Three radio hosts fired Monday after bit mocking Steve Gleason



(CNN) -- If he had been listening from his car Monday morning, radio veteran Steak Shapiro knew what he would have thought of a bit mocking a former New Orleans Saint now battling Lou Gehrig's disease.

"I would have been offended."

Why? The now former host of "Mayhem in the AM" on Atlanta's 790 The Zone offered up plenty of reasons in an interview Tuesday with CNN's Brooke Baldwin. And none of his descriptions of the now infamous two-minute radio bit were positive.

Stupid. Not thought out. Offensive. Awful. And not funny.

"You walk a fine line trying to be somewhat on the edge," Shapiro said. "We blew it. We blew it in a huge way."

Shapiro and the show's two other hosts -- Chris Dimino and Nick Cellini -- were fired Monday evening.

It all started, he explained, as the show's crew batted around ideas during a commercial break. The Atlanta Falcons are big in Georgia, and the New Orleans Saints are likely their biggest rivals. And it just so happened that Gleason, one of the men most associated with the Louisiana team, had been the guest writer for Peter King's popular "Monday Morning Quarterback" column this week on SI.com.

But Gleason isn't just any Saint. He's a hero in New Orleans not just for his play as a defensive back but, more recently, for his battle against amyotrophic lateral sclerosis, a neuromuscular disease also known by its acronym ALS and as Lou Gehrig's disease.

The illness has hindered many of Gleason's functions, but it hasn't stopped him. To put together the column, he pointed out, he used technology that allowed him to type with his eyes. Gleason also explained his struggles with, and triumphs over, the disease.

"ALS prevents your brain from talking to your muscles. As a result, muscles die. As a result, every 90 minutes people die," he wrote. "I am a person."

The "Mayhem in the AM" crew decided to spoof Gleason's illness, specifically, the fact he speaks with a synthetic voice. The segment featured punchlines of an imaginary Gleason telling knock-knock jokes, using a would-be synthesizer, with punchlines like "Smother me, do me a favor."

On Tuesday, Shapiro offered no defense for the segment, which he described as quickly conceived and ill-advised. At the outset, he realized the bit wasn't funny but wasn't prepared as it quickly got slammed on social media and beyond.

"The pressure is to try to do a good radio show, and that wasn't a good moment," Shapiro recalled. "It was a horrible moment."

Within hours, the radio station and its parent company had suspended Cellini, Dimino and Shapiro. By day's end, they were all out of a job.

"790 The Zone, our owners, sponsors and partners in no way endorse or support this kind of content. We sincerely apologize to Mr. Gleason, his family and all those touched by ALS," Rick Mack, the station's general manager, said in a statement

All three hosts have apologized on Twitter and personally to the Team Gleason foundation, as Gleason himself wrote on Facebook.

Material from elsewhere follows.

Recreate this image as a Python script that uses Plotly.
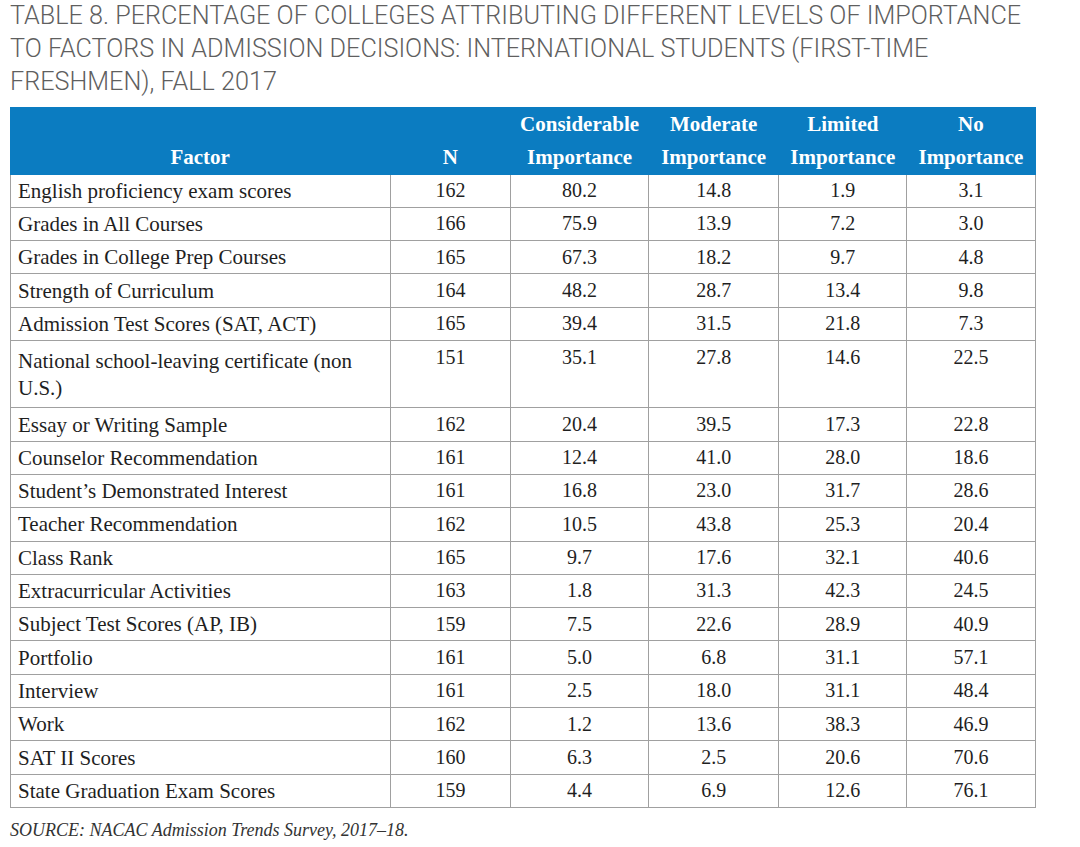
import plotly.graph_objects as go

factors = [
    "English proficiency exam scores",
    "Grades in All Courses",
    "Grades in College Prep Courses",
    "Strength of Curriculum",
    "Admission Test Scores (SAT, ACT)",
    "National school-leaving certificate (non<br>U.S.)",
    "Essay or Writing Sample",
    "Counselor Recommendation",
    "Student’s Demonstrated Interest",
    "Teacher Recommendation",
    "Class Rank",
    "Extracurricular Activities",
    "Subject Test Scores (AP, IB)",
    "Portfolio",
    "Interview",
    "Work",
    "SAT II Scores",
    "State Graduation Exam Scores",
]
n_values = [162, 166, 165, 164, 165, 151, 162, 161, 161, 162, 165, 163, 159, 161, 161, 162, 160, 159]
considerable = [80.2, 75.9, 67.3, 48.2, 39.4, 35.1, 20.4, 12.4, 16.8, 10.5, 9.7, 1.8, 7.5, 5.0, 2.5, 1.2, 6.3, 4.4]
moderate = [14.8, 13.9, 18.2, 28.7, 31.5, 27.8, 39.5, 41.0, 23.0, 43.8, 17.6, 31.3, 22.6, 6.8, 18.0, 13.6, 2.5, 6.9]
limited = [1.9, 7.2, 9.7, 13.4, 21.8, 14.6, 17.3, 28.0, 31.7, 25.3, 32.1, 42.3, 28.9, 31.1, 31.1, 38.3, 20.6, 12.6]
no_imp = [3.1, 3.0, 4.8, 9.8, 7.3, 22.5, 22.8, 18.6, 28.6, 20.4, 40.6, 24.5, 40.9, 57.1, 48.4, 46.9, 70.6, 76.1]

# two header rows per column (top line, bottom line)
headers = [["", "Factor"], ["", "N"], ["Considerable", "Importance"], ["Moderate", "Importance"],
           ["Limited", "Importance"], ["No", "Importance"]]

title_text = ("TABLE 8. PERCENTAGE OF COLLEGES ATTRIBUTING DIFFERENT LEVELS OF IMPORTANCE<br>"
              "TO FACTORS IN ADMISSION DECISIONS: INTERNATIONAL STUDENTS (FIRST-TIME<br>"
              "FRESHMEN), FALL 2017")
source_text = "SOURCE: NACAC Admission Trends Survey, 2017–18."

W, H = 1080, 847
serif = "Liberation Serif, Times New Roman, serif"
blue = "#0b7cc1"

fig = go.Figure(go.Table(
    columnwidth=[380, 120, 138, 130, 128, 128],
    domain=dict(x=[10 / W, 1035 / W], y=[0, 1 - 107 / H]),
    header=dict(
        values=headers,
        fill_color=blue,
        line=dict(color=blue, width=1),
        font=dict(family=serif, size=21, color="white", weight=700),
        align="center",
        height=33.5,
    ),
    cells=dict(
        values=[factors, n_values,
                [f"{v:.1f}" for v in considerable],
                [f"{v:.1f}" for v in moderate],
                [f"{v:.1f}" for v in limited],
                [f"{v:.1f}" for v in no_imp]],
        fill_color="white",
        line=dict(color="#a0a0a0", width=1),
        font=dict(family=serif, size=[21, 20, 20, 20, 20, 20], color="#1f1f1f"),
        align=["left", "center", "center", "center", "center", "center"],
        height=33.3,
    ),
))

fig.update_layout(
    width=W, height=H,
    margin=dict(l=0, r=0, t=0, b=0),
    paper_bgcolor="white",
    annotations=[
        dict(text=title_text, x=8 / W, y=1 + 1 / H, xref="paper", yref="paper",
             xanchor="left", yanchor="top", align="left", showarrow=False,
             font=dict(family="Roboto, Liberation Sans, sans-serif", weight=300,
                       size=25.2, color="#5f5f5f")),
        dict(text=f"<i>{source_text}</i>", x=8 / W, y=1 - 818 / H, xref="paper", yref="paper",
             xanchor="left", yanchor="top", align="left", showarrow=False,
             font=dict(family=serif, size=18, color="#333333")),
    ],
)

fig.write_html("out.html", config={"displayModeBar": False},
               post_script="document.body.style.margin='0';")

"Received and accepted," he wrote. "We have all made mistakes in this life. How we learn from our mistakes is the measure of who we are."

Since the story broke, Gleason said, there's been a lot of talk about ALS, an ailment he characterizes as being "not (well) understood ... and largely ignored." Hopefully, this unintentional uproar will help change that, he said.

That's Shapiro's hope as well. At the same time, he's personally shaken for his part in offending so many -- including Gleason, those fighting ALS and the city of New Orleans. The 18-year radio veteran knows New Orleans well: he attended Tulane University, was married in the city and even has a daughter named Nola.

"It's a place I understand their passions and their heroes," Shapiro said, counting Gleason as one such hero. "And to make fun of those, it's an awful thing. I feel awful about it."